A purpose is something placed in front of you. The word comes from Old French porposer — 'to put forth, to intend' — from Latin prōpōnere, composed of prō- ('forward') and pōnere ('to put, to place'). Your purpose is the thing you have set before yourself as an aim.
Latin pōnere is one of the most productive verbs in the language. Its past participle positus gave English position, deposit, and composite. Its compounds are everywhere: propose (put forward), oppose (put against), compose (put together), dispose (put apart), impose (put upon).
Purpose and propose were once the same word. Old French porposer split into two forms: English took purpos for the noun (the aim itself) and propose for the verb (the act of putting it forward).

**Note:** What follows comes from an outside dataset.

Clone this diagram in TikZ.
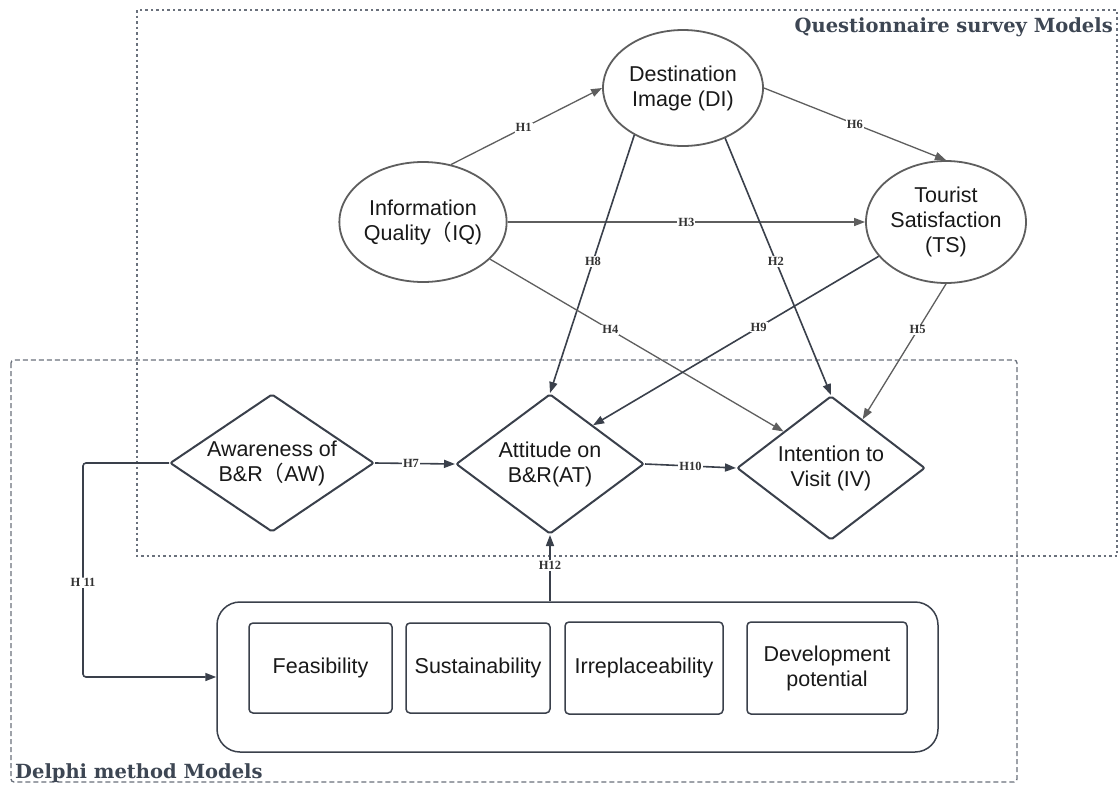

French standardised on propos — the basis of à propos, meaning 'to the purpose'.
The word's sense of determination — 'a person of purpose' — developed in Middle English. An aim placed firmly before you becomes a commitment. Purpose shifted from describing an intention to describing the resolve behind it.
The phrase 'on purpose' (deliberately) dates from the 16th century. Its opposite, 'to no purpose' (pointlessly), is older — Chaucer used it. Both phrases reveal the spatial metaphor: purpose is a destination. To act on purpose is to walk toward it. To act to no purpose is to walk nowhere.